Numerical simulation of molten pool-particle behavior in magnetic field-assisted laser welding of SiCp/Al composites

Abstract

Magnetic field-assisted welding is a widely utilized technique that effectively controls the flow of the molten pool and reduces particle phase agglomeration in the welding of SiC_p/Al matrix composites. Despite its advantages, challenges related to process monitoring and a lack of clarity regarding the underlying mechanisms have hindered its broader application. This study investigates molten pool flow dynamics and SiC_p particle distribution through simulations of magnetic field-assisted welding for SiC_p/Al matrix composites.
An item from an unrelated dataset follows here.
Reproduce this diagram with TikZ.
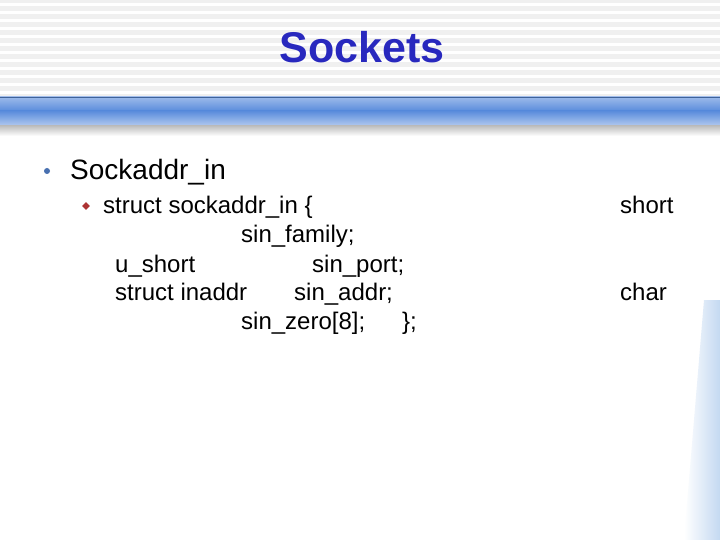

Without the magnetic field, two primary circulations are observed in the molten pool, where particle inertia drives particles toward the outer regions of the circulations. Particles also cluster and deposit in low-velocity regions at the circulation junctions. In contrast, during magnetic field-assisted laser welding, the Seebeck effect between the particles and the magnetic field induces a thermal current, generating significant perturbations near the fusion line and around the keyhole. These perturbations promote a more uniform particle distribution, improving particle homogeneity by ∼13 % and ∼ 10 % under transverse and longitudinal magnetic fields, respectively. Additionally, the magnetic field reduces the velocity in the molten pool's central region by approximately 40 %, leading to a more stabilized Marangoni flow. This work provides both theoretical insights and practical approaches to address SiC particle agglomeration in laser welding of metal matrix composites.